About Word Cleaner

Word Cleaner (now Doc Converter) is a shareware program that batch converts Microsoft Word files to HTML and during conversion, it cleans up the code. In previous versions, we relied on linking into Word to do the conversion, and then we used to execute a special clean up routines on the code. Then we started looking to use Aspose.Words for Java in a subsequent version of Word Cleaner, specifically to use the conversion from Word files to HTML format.

Problem

It is very common for users to write content for web pages in Microsoft Word, but the problems occur when users try to convert these files to HTML. We encountered follow two major issues:

  • Word has a “save as HTML” function, but the HTML produced contains a massive amount of unnecessary Word-specific code. This makes the code very messy, and dramatically increases the size of the HTML files.
  • Users try to copy and paste from Word into a CMS. The problem here is that very often the Word-specific HTML is also pasted. It causes unnecessary complex code and increased storage space in the CMS.

Another problem with Word Automation that we faced was that the users need to have Word installed on their machines. Even if they had MS Word, there were sometimes issues regarding its linking.

As an example, if you open up a new Word file and enter sample text like “This is a test”, then go to File and Save as HTML you will find that the HTML file contains 436 lines of code, and the file size is 21kb. However when the same file is converted using Aspose.Words for Java, the HTML file has only 14 lines of code and the file size is less than 1k. This is over a 95% reduction in size!

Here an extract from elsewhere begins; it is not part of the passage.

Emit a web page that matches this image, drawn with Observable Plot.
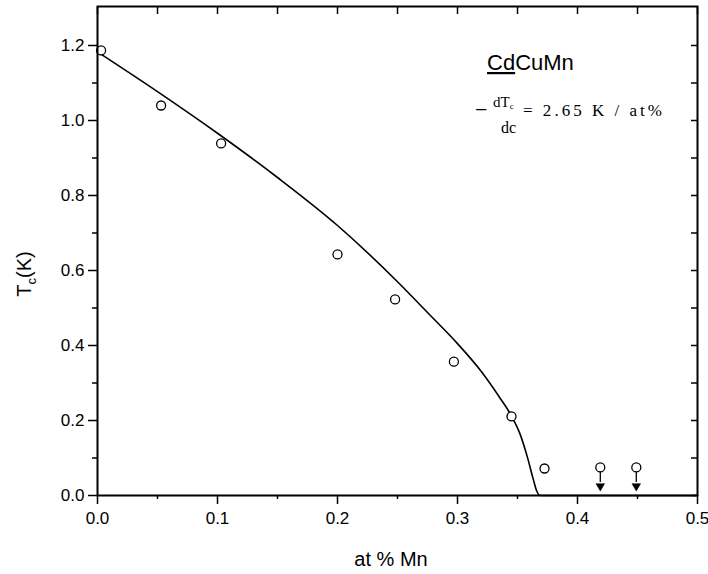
<!DOCTYPE html>
<html>
<head>
<meta charset="utf-8">
<script src="https://cdn.jsdelivr.net/npm/d3@7"></script>
<script src="https://cdn.jsdelivr.net/npm/@observablehq/plot@0.6"></script>
<style>
  html, body { margin: 0; padding: 0; background: white; }
  #chart { width: 708px; height: 574px; }
</style>
</head>
<body>
<div id="chart"></div>
<script>
// Measured Tc data (at % Mn, K)
const conc = [0.003, 0.053, 0.103, 0.200, 0.248, 0.297, 0.345, 0.3725, 0.419, 0.449];
const tc   = [1.187, 1.040, 0.939, 0.643, 0.523, 0.357, 0.211, 0.072, 0.075, 0.075];
// Upper-limit points (arrows)
const limitConc = [0.419, 0.449];
const limitTc   = [0.075, 0.075];
// Theoretical curve
const curveConc = [0.000, 0.050, 0.100, 0.150, 0.200, 0.250, 0.275, 0.300, 0.320, 0.335, 0.345, 0.352, 0.358, 0.363, 0.366, 0.369, 0.500];
const curveTc   = [1.183, 1.077, 0.966, 0.848, 0.720, 0.570, 0.488, 0.405, 0.330, 0.262, 0.212, 0.165, 0.105, 0.045, 0.012, 0.000, 0.000];
// Tick values
const xTicks = [0, 0.1, 0.2, 0.3, 0.4, 0.5];
const xMinor = [0.05, 0.15, 0.25, 0.35, 0.45];
const yTicks = [0, 0.2, 0.4, 0.6, 0.8, 1.0, 1.2];
const yMinor = [0.1, 0.3, 0.5, 0.7, 0.9, 1.1];

const points = conc.map((c, i) => ({c, t: tc[i]}));
const curve = curveConc.map((c, i) => ({c, t: curveTc[i]}));
const limits = limitConc.map((c, i) => ({c, t: limitTc[i]}));

const blank = () => "";
const svg = Plot.plot({
  width: 708,
  height: 574,
  marginLeft: 97,
  marginRight: 11,
  marginTop: 6,
  marginBottom: 79,
  x: {domain: [0, 0.5]},
  y: {domain: [0, 1.304]},
  style: {fontFamily: "'Liberation Sans', Arial, sans-serif", fontSize: "17px", background: "white", color: "black"},
  marks: [
    Plot.axisX({ticks: xTicks, tickSize: 9, tickPadding: 7, tickFormat: d3.format(".1f"), label: null, strokeWidth: 1.5, fontSize: 17}),
    Plot.axisX({ticks: xMinor, tickSize: 4, tickFormat: blank, label: null, strokeWidth: 1.5}),
    Plot.axisX({anchor: "top", ticks: xTicks.concat(xMinor), tickSize: -7, tickFormat: blank, label: null, strokeWidth: 1.5}),
    Plot.axisY({ticks: yTicks, tickSize: 9, tickPadding: 4, tickFormat: d3.format(".1f"), label: null, strokeWidth: 1.5, fontSize: 17}),
    Plot.axisY({ticks: yMinor, tickSize: 5, tickFormat: blank, label: null, strokeWidth: 1.5}),
    Plot.axisY({anchor: "right", ticks: yTicks.concat(yMinor), tickSize: -7, tickFormat: blank, label: null, strokeWidth: 1.5}),
    Plot.line(curve, {x: "c", y: "t", stroke: "black", strokeWidth: 1.6, curve: "monotone-x"}),
    Plot.dot(points, {x: "c", y: "t", r: 4.5, stroke: "black", strokeWidth: 1.3, fill: "white"}),
    Plot.ruleX(limits, {x: "c", y1: d => d.t - 0.013, y2: d => d.t - 0.04, stroke: "black", strokeWidth: 1.3}),
    Plot.dot(limits, {x: "c", y: d => d.t - 0.05, symbol: "triangle", rotate: 180, r: 3.2, fill: "black", stroke: "black", strokeWidth: 0.5}),
    Plot.frame({stroke: "black", strokeWidth: 2})
  ]
});

const s = d3.select(svg);
// Axis titles
s.append("text")
  .attr("x", 391).attr("y", 566)
  .attr("text-anchor", "middle")
  .attr("font-family", "'Liberation Sans', Arial, sans-serif")
  .attr("font-size", 20)
  .attr("fill", "black")
  .text("at % Mn");

const yl = s.append("text")
  .attr("transform", "translate(31,274) rotate(-90)")
  .attr("text-anchor", "middle")
  .attr("font-family", "'Liberation Sans', Arial, sans-serif")
  .attr("font-size", 20)
  .attr("fill", "black");
yl.append("tspan").text("T");
yl.append("tspan").attr("font-size", 13).attr("dy", 5).text("c");
yl.append("tspan").attr("dy", -5).text("(K)");

// Annotation: compound name
const title = s.append("text")
  .attr("x", 487).attr("y", 70)
  .attr("text-anchor", "start")
  .attr("font-family", "'Liberation Sans', Arial, sans-serif")
  .attr("font-size", 22)
  .attr("fill", "black");
title.append("tspan").style("text-decoration", "underline").text("Cd");
title.append("tspan").text("CuMn");

// Annotation: slope formula
const serif = "'Liberation Serif', 'Times New Roman', serif";
s.append("text").attr("x", 475).attr("y", 117).attr("text-anchor", "start")
  .attr("font-family", serif).attr("font-size", 22).attr("fill", "black").text("\u2212");
const num = s.append("text").attr("x", 493).attr("y", 107).attr("text-anchor", "start")
  .attr("font-family", serif).attr("font-size", 15).attr("fill", "black");
num.append("tspan").text("dT");
num.append("tspan").attr("font-size", 9).attr("dy", 2).text("c");
s.append("text").attr("x", 501).attr("y", 133).attr("text-anchor", "start")
  .attr("font-family", serif).attr("font-size", 16).attr("fill", "black").text("dc");
s.append("text").attr("x", 523).attr("y", 116).attr("text-anchor", "start")
  .attr("font-family", serif).attr("font-size", 17).attr("fill", "black")
  .attr("textLength", 139).attr("lengthAdjust", "spacing")
  .text("= 2.65 K / at%");

document.getElementById("chart").appendChild(svg);
</script>
</body>
</html>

You may clearly notice that Aspose.Words for Java dramatically reduces the size of converted HTML and also the HTML is better formatted and structured.

Solution

We evaluated Aspose.Words for Java for several reasons:

  • It is a standalone product that does not require the user to have Microsoft Word installed.
  • It produces very clean HTML when converted from Word files. It also supports advanced features like tables of contents, footnotes, etc.
  • It works really well on servers
  • It can work on Mac OSX, and we are looking into using it with the Mono framework. A Mac version is one of our top user requests so we planned to use Aspose.Words for Java, so that we can create a Mac version.
Word Cleaner main screen preview

Image 1:- The word cleaner main screen

Word to HTML conversion preview

Image 2:- Built-in editors let you view the converted HTML.

Experience

We liked the fact that you could download a fully functional free trial of Aspose.Words for Java and it enabled us to create a demo app to test its capabilities.

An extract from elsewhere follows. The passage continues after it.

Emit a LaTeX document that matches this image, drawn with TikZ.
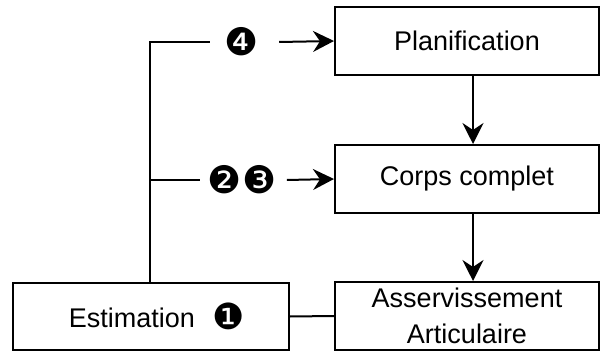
\documentclass[tikz,border=0pt]{standalone}
\usepackage{fontspec}
\setmainfont{Liberation Sans}
\newfontfamily\dingfont{DejaVu Sans}
\usetikzlibrary{arrows.meta}
\begin{document}
\begin{tikzpicture}[x=1pt,y=-1pt,
  box/.style={draw,line width=2pt,minimum width=264pt,minimum height=68pt,inner sep=0pt,align=center,
    font=\fontsize{27}{36}\selectfont},
  num/.style={inner sep=0pt,font=\dingfont\fontsize{38}{40}\selectfont},
  ln/.style={line width=2pt},
  arr/.style={line width=2pt,-{Stealth[length=21pt,width=21pt,inset=7pt]}}]
\useasboundingbox (0,0) rectangle (601,352);
\node[box] (plan) at (467,41) {Planification};
\node[box] (corps) at (467,179) {Corps complet};
\node[box] (asserv) at (467,316) {Asservissement\\Articulaire};
\node[box,minimum width=276pt,minimum height=67pt] (estim) at (151,316.5) {\hspace*{12pt}Estimation\hspace{18pt}\raisebox{-2pt}{\dingfont\fontsize{36}{40}\selectfont ❶}};
\node[num] (n4) at (242,42) {❹};
\node[num] (n23) at (242,180) {❷\hspace{1pt}❸};
\coordinate (top) at (150,42);
\coordinate (mid) at (150,180);
\draw[ln] (estim.north -| top) -- (top) -- ([xshift=-15pt]n4.west);
\draw[ln] (mid) -- ([xshift=-7pt]n23.west);
\draw[arr] ([xshift=20pt]n4.east) -- (plan.west);
\draw[arr] ([xshift=10pt]n23.east) -- (corps.west);
\draw[arr] ([xshift=6pt]plan.south) -- ([xshift=6pt]corps.north);
\draw[arr] ([xshift=6pt]corps.south) -- ([xshift=6pt]asserv.north);
\draw[ln] (estim.east) -- (asserv.west);
\end{tikzpicture}
\end{document}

We also liked the support forum and found a massive amount of information there. We posted a few requests in the forum and found that we got very prompt and helpful replies from the support staff.

Implementation

Switching to Aspose.Words for Java took about a week to change over the code, and so far we have been very happy with the results and have had no real issues reported.

Outcome

To date, we have been extremely satisfied with the results. We are due to go live with the new version of our software next month and anticipate that while using Aspose.Words for Java, our customers will clearly see the benefits of the new version.

Next Steps

We are interested in looking at other Aspose products like Aspose.Cells. We are very impressed with the flexibility of the Aspose range, particularly the ability to run them on server environments and the ability to run them with the mono framework.

Conclusion

Generally, we are very happy working with Aspose.Words for Java and were impressed by the way the product is continually updated with regular new releases. We found the documentation clear, the support very helpful and we have no hesitation at all in recommending Aspose.Words for Java to other developers.